Appears in 2 lectures.

Appearances across the corpus

CAS_Su2011_06 · Casting, Summer 2011 · §10.p2

Same case-cluster as the BMG commercialization above; cited specifically as a fatigue-life and high-margin-niche case. About 50 shots before fracture.

The only commercial product they've come up with is golf clubs. The metal woods — the same type of thing I passed around for investment casting out of stainless steel. They've been around for about fifteen years. I always say you can sell anything to a golfer. Golfers are a little older, they have a little more disposable income, and they will pay anything to be better than their executive friend down the road, to beat him in a golf game. If they can get some advantage they'll pay thousands of dollars for it. When I was department head fifteen years ago, we were interviewing one of Johnson's postdocs for a potential faculty position. I said, what are the markets for this? He says, well, we've made golf clubs. I said, anything else? He said no. And I just learned about six months ago that they are selling the golf clubs, but apparently their fatigue life is such that they get about 50 shots before it breaks. But you can sell anything to a golfer — 50 shots, that's a whole round. If he beats his buddy, it's worth $10,000. They may have a $50,000 bet on the game, I don't know.

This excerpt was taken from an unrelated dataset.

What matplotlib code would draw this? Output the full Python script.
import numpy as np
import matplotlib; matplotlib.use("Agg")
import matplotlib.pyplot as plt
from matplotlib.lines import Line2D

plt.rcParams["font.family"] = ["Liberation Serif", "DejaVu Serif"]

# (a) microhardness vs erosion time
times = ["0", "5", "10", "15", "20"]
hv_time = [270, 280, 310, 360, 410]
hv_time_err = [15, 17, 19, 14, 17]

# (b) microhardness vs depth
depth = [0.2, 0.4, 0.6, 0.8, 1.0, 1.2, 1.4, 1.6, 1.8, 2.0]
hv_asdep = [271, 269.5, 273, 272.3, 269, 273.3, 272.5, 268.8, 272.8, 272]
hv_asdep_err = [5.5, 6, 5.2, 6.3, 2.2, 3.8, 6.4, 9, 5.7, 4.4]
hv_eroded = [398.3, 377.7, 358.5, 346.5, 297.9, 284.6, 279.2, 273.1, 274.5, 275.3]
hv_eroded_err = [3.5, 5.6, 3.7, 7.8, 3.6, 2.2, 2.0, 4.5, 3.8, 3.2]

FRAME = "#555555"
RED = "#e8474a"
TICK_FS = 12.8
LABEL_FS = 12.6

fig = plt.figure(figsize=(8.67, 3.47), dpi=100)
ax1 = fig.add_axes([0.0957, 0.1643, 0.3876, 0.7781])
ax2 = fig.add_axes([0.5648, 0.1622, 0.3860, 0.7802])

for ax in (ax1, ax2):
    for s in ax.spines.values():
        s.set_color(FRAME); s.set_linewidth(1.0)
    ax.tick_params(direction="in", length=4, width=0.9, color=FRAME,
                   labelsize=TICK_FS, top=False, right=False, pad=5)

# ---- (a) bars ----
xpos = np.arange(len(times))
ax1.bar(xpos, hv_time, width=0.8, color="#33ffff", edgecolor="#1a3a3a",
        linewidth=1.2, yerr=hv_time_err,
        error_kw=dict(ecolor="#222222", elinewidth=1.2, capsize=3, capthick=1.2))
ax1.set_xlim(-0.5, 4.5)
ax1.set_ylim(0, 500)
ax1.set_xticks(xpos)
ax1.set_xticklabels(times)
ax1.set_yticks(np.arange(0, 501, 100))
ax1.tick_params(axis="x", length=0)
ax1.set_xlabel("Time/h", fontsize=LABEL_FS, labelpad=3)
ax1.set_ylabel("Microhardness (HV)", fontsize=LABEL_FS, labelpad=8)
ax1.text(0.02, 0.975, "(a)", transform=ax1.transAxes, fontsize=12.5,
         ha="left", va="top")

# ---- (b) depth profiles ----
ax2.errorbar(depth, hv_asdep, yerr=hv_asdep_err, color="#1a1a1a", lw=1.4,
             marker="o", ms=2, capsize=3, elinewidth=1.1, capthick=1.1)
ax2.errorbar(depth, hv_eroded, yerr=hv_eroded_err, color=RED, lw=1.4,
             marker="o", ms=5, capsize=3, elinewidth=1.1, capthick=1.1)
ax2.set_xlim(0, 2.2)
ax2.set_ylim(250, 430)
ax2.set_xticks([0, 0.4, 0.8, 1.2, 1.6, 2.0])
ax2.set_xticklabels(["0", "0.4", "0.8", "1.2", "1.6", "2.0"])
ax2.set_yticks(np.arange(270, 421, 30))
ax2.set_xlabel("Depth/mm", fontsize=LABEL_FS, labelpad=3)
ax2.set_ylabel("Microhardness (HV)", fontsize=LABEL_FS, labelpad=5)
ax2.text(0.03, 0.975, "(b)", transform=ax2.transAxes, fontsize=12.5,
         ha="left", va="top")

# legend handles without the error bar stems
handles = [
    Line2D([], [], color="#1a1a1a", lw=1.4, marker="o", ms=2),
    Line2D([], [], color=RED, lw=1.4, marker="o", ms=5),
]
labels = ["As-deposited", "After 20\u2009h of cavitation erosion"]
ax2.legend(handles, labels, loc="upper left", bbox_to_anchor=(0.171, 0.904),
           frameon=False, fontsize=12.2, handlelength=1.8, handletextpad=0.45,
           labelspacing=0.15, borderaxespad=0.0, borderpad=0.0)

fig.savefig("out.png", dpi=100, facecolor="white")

CAS_Su2011_02 · Casting, Summer 2011 · §11.p5

Bill Johnson (Duwez student, now Caltech professor) succeeded in casting 2–3 mm bulk metallic glasses with ~500 ksi strength and excellent corrosion resistance, but the only commercial product in 15–20 years has been golf clubs — which crack after ~100 shots. Service temperature limited to 300–400°F before recrystallization. Tom's running line: "you can sell anything to a golfer."

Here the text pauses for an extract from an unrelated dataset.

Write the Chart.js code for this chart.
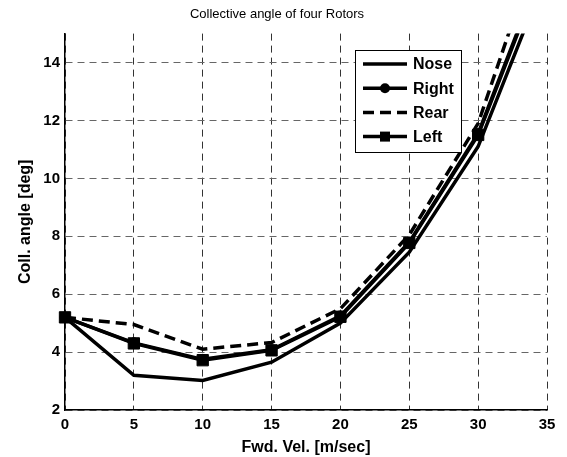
<!DOCTYPE html>
<html>
<head>
<meta charset="utf-8">
<script src="https://cdn.jsdelivr.net/npm/chart.js@4.4.1/dist/chart.umd.min.js"></script>
<style>
  html, body { margin: 0; padding: 0; background: #fff; }
  #wrap { width: 567px; height: 457px; }
</style>
</head>
<body>
<div id="wrap"><canvas id="chart" width="567" height="457"></canvas></div>
<script>
// forward velocity [m/sec]
const velocidades = [0, 5, 10, 15, 20, 25, 30, 35];
// collective angle per rotor [deg]
const nose  = [5.2, 3.2, 3.02, 3.65, 5.0, 7.45, 11.1, 17.1];
const right = [5.2, 4.32, 3.75, 4.08, 5.25, 7.8, 11.55, 17.7];
const rear  = [5.2, 4.95, 4.1, 4.33, 5.5, 8.05, 11.9, 18.9];
const left  = [5.2, 4.3, 3.72, 4.06, 5.22, 7.77, 11.5, 17.6];
const yTicks = [2, 4, 6, 8, 10, 12, 14];
const xTicks = [0, 5, 10, 15, 20, 25, 30, 35];

const fonte = '"Liberation Sans", Arial, sans-serif';
const pontos = arr => velocidades.map((v, i) => ({ x: v, y: arr[i] }));
const clipArea = { left: 10, top: 0, right: 0, bottom: 0 };

// legend drawn inside the plot, like the original
const legendBox = {
  id: 'legendBox',
  afterDatasetsDraw(chart) {
    const ctx = chart.ctx;
    const x0 = 355, y0 = 50, w = 106, h = 102;
    ctx.save();
    ctx.fillStyle = '#fff';
    ctx.fillRect(x0, y0, w, h);
    ctx.strokeStyle = '#000';
    ctx.lineWidth = 1;
    ctx.strokeRect(x0 + 0.5, y0 + 0.5, w, h);
    chart.data.datasets.forEach((ds, i) => {
      const y = y0 + 14 + i * 24.2;
      ctx.beginPath();
      ctx.setLineDash(ds.borderDash || []);
      ctx.lineWidth = ds.borderWidth;
      ctx.strokeStyle = '#000';
      ctx.moveTo(x0 + 8, y);
      ctx.lineTo(x0 + 52, y);
      ctx.stroke();
      ctx.setLineDash([]);
      ctx.fillStyle = '#000';
      if (ds.pointRadius > 0 && ds.pointStyle === 'circle') {
        ctx.beginPath();
        ctx.arc(x0 + 30, y, 5, 0, Math.PI * 2);
        ctx.fill();
      } else if (ds.pointRadius > 0 && ds.pointStyle === 'rect') {
        ctx.fillRect(x0 + 25, y - 5, 10, 10);
      }
      ctx.font = 'bold 16px ' + fonte;
      ctx.textBaseline = 'middle';
      ctx.fillText(ds.label, x0 + 58, y + 1);
    });
    ctx.restore();
  }
};

const ctx = document.getElementById('chart').getContext('2d');
new Chart(ctx, {
  type: 'line',
  data: {
    datasets: [
      { label: 'Nose', data: pontos(nose), borderColor: '#000', backgroundColor: '#000',
        borderWidth: 3.5, pointRadius: 0, clip: clipArea, order: 4 },
      { label: 'Right', data: pontos(right), borderColor: '#000', backgroundColor: '#000',
        borderWidth: 3.5, pointStyle: 'circle', pointRadius: 5, pointBorderWidth: 1, clip: clipArea, order: 3 },
      { label: 'Rear', data: pontos(rear), borderColor: '#000', backgroundColor: '#000',
        borderWidth: 3.5, borderDash: [11, 6], pointRadius: 0, clip: clipArea, order: 2 },
      { label: 'Left', data: pontos(left), borderColor: '#000', backgroundColor: '#000',
        borderWidth: 3.5, pointStyle: 'rect', pointRadius: 8, pointBorderWidth: 1, clip: clipArea, order: 1 }
    ]
  },
  options: {
    responsive: false,
    animation: false,
    devicePixelRatio: 1,
    layout: { padding: { left: 7, right: 20, top: 0, bottom: 0 } },
    plugins: {
      legend: { display: false },
      tooltip: { enabled: false },
      title: {
        display: true,
        text: 'Collective angle of four Rotors',
        color: '#000',
        font: { family: fonte, size: 13, weight: 'normal' },
        padding: { top: 7, bottom: 11 }
      }
    },
    scales: {
      x: {
        type: 'linear',
        min: 0, max: 35,
        afterBuildTicks: s => { s.ticks = xTicks.map(v => ({ value: v })); },
        afterFit: s => { s.height = 47; },
        grid: { color: '#333', lineWidth: 1, drawTicks: false },
        border: { display: true, color: '#000', width: 1.5, dash: [7, 5] },
        ticks: { color: '#000', padding: 6, maxRotation: 0, font: { family: fonte, size: 15, weight: 'bold' } },
        title: {
          display: true, text: 'Fwd. Vel. [m/sec]', color: '#000',
          font: { family: fonte, size: 16, weight: 'bold' },
          padding: { top: 10, bottom: 0 }
        }
      },
      y: {
        min: 2, max: 15,
        afterBuildTicks: s => { s.ticks = yTicks.map(v => ({ value: v })); },
        afterFit: s => { s.width = 58; },
        grid: { color: '#666', lineWidth: 1, drawTicks: false },
        border: { display: true, color: '#000', width: 1.5, dash: [7, 5] },
        ticks: { color: '#000', padding: 5, font: { family: fonte, size: 15, weight: 'bold' } },
        title: {
          display: true, text: 'Coll. angle [deg]', color: '#000',
          font: { family: fonte, size: 16, weight: 'bold' },
          padding: { top: 9, bottom: 0 }
        }
      }
    }
  },
  plugins: [legendBox]
});
</script>
</body>
</html>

All through the 1970s, when I started as an assistant professor, you wanted to get money in rapidly solidified powders or rapidly solidified metallurgy. There were hundreds of millions of dollars, if not billions, because this was going to be the new way — not from the vapor phase but from the liquid phase. All you had to do was figure out how to consolidate those foils or powders into a solid material. How do we do that? We heat things up. You heat them up and all of a sudden the atoms rearrange into a crystalline form. So Bill Johnson, one of Duwez's students who's now a professor at Caltech, played around and made what they call bulk metallic glasses. He can cast things 2 or 3 mm thick and they'll still have the glassy structure of a metal. It has fantastic corrosion resistance, fantastic strength. You can't make anything an inch thick, but you can make it several millimeters thick. You could do a lot of structural things with 500 ksi strength and corrosion resistance.